Trucking firms suing in federal court say they thought Pilot’s “cost-plus” offers were based on Pilot’s actual fuel costs, when in fact they were based on an industry average.
Following the 2013 FBI raid on Flying Pilot J, the company quickly settled many rebate fraud claims but a handful of companies that refused to settle now say they have uncovered a deception that other firms overlooked, according to a report by the Associated Press.
According to court documents and the Associated Press, the trucking companies agreed to buy fuel exclusively from Pilot Flying J in exchange for special rates, which varied between companies. The rates were based on the fuel cost plus a few cents per gallon. Pilot admits that in many cases it did not deliver the promised rate—for example, adding on three cents per gallon instead of the promised two cents per gallon.

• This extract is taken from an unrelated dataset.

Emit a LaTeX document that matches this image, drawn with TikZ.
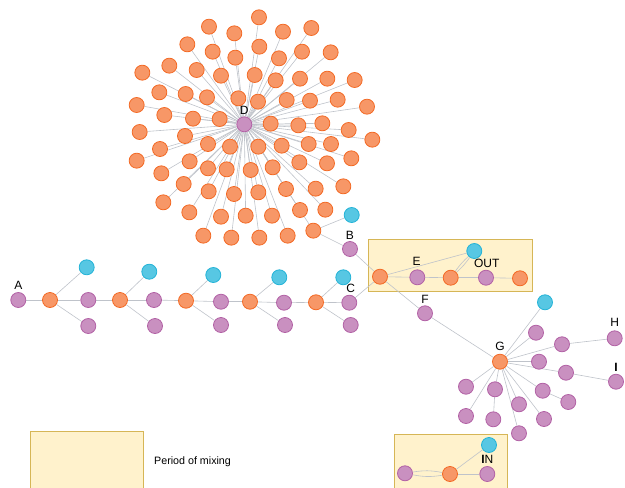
\documentclass[tikz,border=0pt]{standalone}
\usepackage{fontspec}
\setmainfont{Liberation Sans}
\pgfdeclarelayer{boxes}
\pgfdeclarelayer{edges}
\pgfsetlayers{boxes,edges,main}
\definecolor{orf}{HTML}{F79767}
\definecolor{ord}{HTML}{F36924}
\definecolor{puf}{HTML}{C990C0}
\definecolor{pud}{HTML}{B261A5}
\definecolor{blf}{HTML}{57C7E3}
\definecolor{bld}{HTML}{23B3D7}
\definecolor{edgec}{HTML}{BFC3CA}
\definecolor{boxf}{HTML}{FFF2CC}
\definecolor{boxd}{HTML}{D6B656}
\begin{document}
\begin{tikzpicture}[x=1pt,y=-1pt,
  nd/.style={circle,minimum size=15pt,inner sep=0pt,line width=0.8pt},
  onode/.style={nd,fill=orf,draw=ord},
  pnode/.style={nd,fill=puf,draw=pud},
  bnode/.style={nd,fill=blf,draw=bld},
  edge/.style={draw=edgec,line width=0.6pt},
  lab/.style={font=\fontsize{12}{12}\selectfont,inner sep=0pt},
  mixbox/.style={fill=boxf,draw=boxd,line width=0.9pt}]
\useasboundingbox (0,0) rectangle (625,488);

% ---- D cluster ----
\node[pnode] (D) at (244.3,124.3) {};
\node[lab] (Dl) at (244.3,110) {D};
\foreach \zx/\zy [count=\i] in {
417/52,267/80,343/100,489/95,574/84,202/133,278/155,418/140,346/173,477/175,
546/155,632/157,148/197,230/210,303/227,404/225,467/241,540/236,622/236,704/240,
67/218,118/277,197/282,261/292,355/295,414/305,500/300,570/302,653/299,741/320,
50/315,133/345,219/356,299/357,452/371,535/376,607/370,686/390,59/396,195/408,
264/432,330/440,415/440,485/437,566/432,633/432,757/419,120/447,50/482,209/484,
264/505,320/508,392/510,458/502,538/487,621/490,694/475,124/520,191/552,266/574,
342/582,415/577,498/567,587/566,670/559,130/607,208/637,303/650,377/647,456/647,
540/630,616/629,250/707,334/713,418/713,503/707,580/692}{
  \node[onode] (o\i) at ({120+\zx/3},{\zy/3}) {};
  \begin{pgfonlayer}{edges}\draw[edge] (D) -- (o\i);\end{pgfonlayer}
}
\node[bnode] (bB) at (351.7,215) {};
\node[pnode] (B) at (350,249) {};
\node[lab] (Bl) at (350,235) {B};

% ---- chain A ... C ----
\node[pnode] (A) at (18.3,300) {};
\node[lab] (Al) at (18.3,285) {A};
\node[onode] (c1) at (50,300) {};
\node[bnode] (b1) at (86.7,267.3) {};
\node[pnode] (p1) at (88.3,300) {};
\node[pnode] (q1) at (88.3,326) {};
\node[onode] (c2) at (120,300) {};
\node[bnode] (b2) at (149.3,271.7) {};
\node[pnode] (p2) at (154,300) {};
\node[pnode] (q2) at (155,326) {};
\node[onode] (c3) at (186,300.7) {};
\node[bnode] (b3) at (213.3,275) {};
\node[pnode] (p3) at (221,301.7) {};
\node[pnode] (q3) at (221,325) {};
\node[onode] (c4) at (250,301.7) {};
\node[bnode] (b4) at (279.3,277.3) {};
\node[pnode] (p4) at (284,302.7) {};
\node[pnode] (q4) at (285,325) {};
\node[onode] (c5) at (316,302.3) {};
\node[bnode] (b5) at (343.3,277.3) {};
\node[pnode] (C) at (349.3,302.7) {};
\node[pnode] (q5) at (350.7,325) {};
\node[lab] (Cl) at (350.7,288) {C};

% ---- boxes ----
\begin{pgfonlayer}{boxes}
\draw[mixbox] (368.3,239.3) rectangle (532.7,291);
\draw[mixbox] (394.3,434.3) rectangle (507.7,490);
\draw[mixbox] (30,431.7) rectangle (143.3,490);
\end{pgfonlayer}
\node[onode] (e0) at (380,276.7) {};
\node[pnode] (E) at (417.3,277.3) {};
\node[lab] (El) at (416.7,261) {E};
\node[onode] (e1) at (450.7,277.7) {};
\node[bnode] (b6) at (474.3,251) {};
\node[pnode] (OUT) at (486,277.7) {};
\node[lab] (OUTl) at (486.7,263.3) {OUT};
\node[onode] (e2) at (520,278.3) {};
\node[pnode] (F) at (425,313.3) {};
\node[lab] (Fl) at (425,299) {F};

% ---- G cluster ----
\node[onode] (G) at (500,361.7) {};
\node[lab] (Gl) at (500,346.7) {G};
\node[bnode] (b7) at (545,302.3) {};
\node[pnode] (g1) at (536,332.7) {};
\node[pnode] (g2) at (562,344.3) {};
\node[pnode] (H) at (614.7,338.3) {};
\node[lab] (Hl) at (614.7,322.7) {H};
\node[pnode] (g3) at (539,361.7) {};
\node[pnode] (g4) at (566,372.7) {};
\node[pnode] (I) at (616,381.7) {};
\node[lab,font=\fontsize{12}{12}\selectfont\bfseries] (Il) at (616,367.3) {I};
\node[pnode] (g5) at (466,386.7) {};
\node[pnode] (g6) at (495,389.3) {};
\node[pnode] (g7) at (542.7,390.7) {};
\node[pnode] (g8) at (568.3,402) {};
\node[pnode] (g9) at (519,404.3) {};
\node[pnode] (g10) at (466,416) {};
\node[pnode] (g11) at (493.3,419.3) {};
\node[pnode] (g12) at (544,419) {};
\node[pnode] (g13) at (519,433.3) {};

% ---- IN box ----
\node[pnode] (i0) at (405,473.3) {};
\node[onode] (i1) at (450,474) {};
\node[bnode] (b8) at (489,445) {};
\node[pnode] (IN) at (487.3,474) {};
\node[lab] (INl) at (487.3,459) {\textbf{I}N};

% ---- legend ----
\node[font=\fontsize{10.7}{12}\selectfont,anchor=west,inner sep=0pt] (leg) at (154,461.7) {Period of mixing};

% ---- edges ----
\begin{pgfonlayer}{edges}
\draw[edge] (o77) -- (bB);
\draw[edge] (o77) -- (B);
\draw[edge] (A) -- (c1);
\foreach \c/\b/\p/\q in {c1/b1/p1/q1, c2/b2/p2/q2, c3/b3/p3/q3, c4/b4/p4/q4, c5/b5/C/q5}{
  \draw[edge] (\c) -- (\b);
  \draw[edge] (\c) -- (\p);
  \draw[edge] (\c) -- (\q);
}
\draw[edge] (p1) -- (c2);
\draw[edge] (p2) -- (c3);
\draw[edge] (p3) -- (c4);
\draw[edge] (p4) -- (c5);
\draw[edge] (B) -- (e0);
\draw[edge] (C) -- (e0);
\draw[edge] (e0) -- (E);
\draw[edge] (e0) -- (b6);
\draw[edge] (E) -- (e1);
\draw[edge] (e1) to[bend left=6] (b6);
\draw[edge] (e1) to[bend right=6] (b6);
\draw[edge] (e1) -- (OUT);
\draw[edge] (OUT) -- (e2);
\draw[edge] (e0) -- (F);
\draw[edge] (F) -- (G);
\foreach \t in {b7,g1,g2,g3,g4,g5,g6,g7,g9,g10,g12,g13}{\draw[edge] (G) -- (\t);}
\draw[edge] (g2) -- (H);
\draw[edge] (g4) -- (I);
\draw[edge] (g7) -- (g8);
\draw[edge] (g6) -- (g11);
\draw[edge] (i0) to[bend left=10] (i1);
\draw[edge] (i0) to[bend right=10] (i1);
\draw[edge] (i1) -- (b8);
\draw[edge] (i1) -- (IN);
\end{pgfonlayer}
\end{tikzpicture}
\end{document}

But the trucking firms suing in federal court are claiming they were also deceived in that they were led to believe Pilot’s “cost-plus” offers were based on Pilot’s actual fuel costs, when in fact they were based on an industry average plus fees and taxes.
“Pilot, as the largest retail supplier of diesel fuel, does not pay an average price,” the lawsuit claims.
Pilot attorney Aubrey Harwell told the Associated Press that Oil Price Information Services contract average used by Pilot is simply the industry standard. “For many years, Pilot has been totally transparent about the basis for cost. They have not taken advantage of any customers, notwithstanding the allegations by a select few to the contrary,” Harwell said.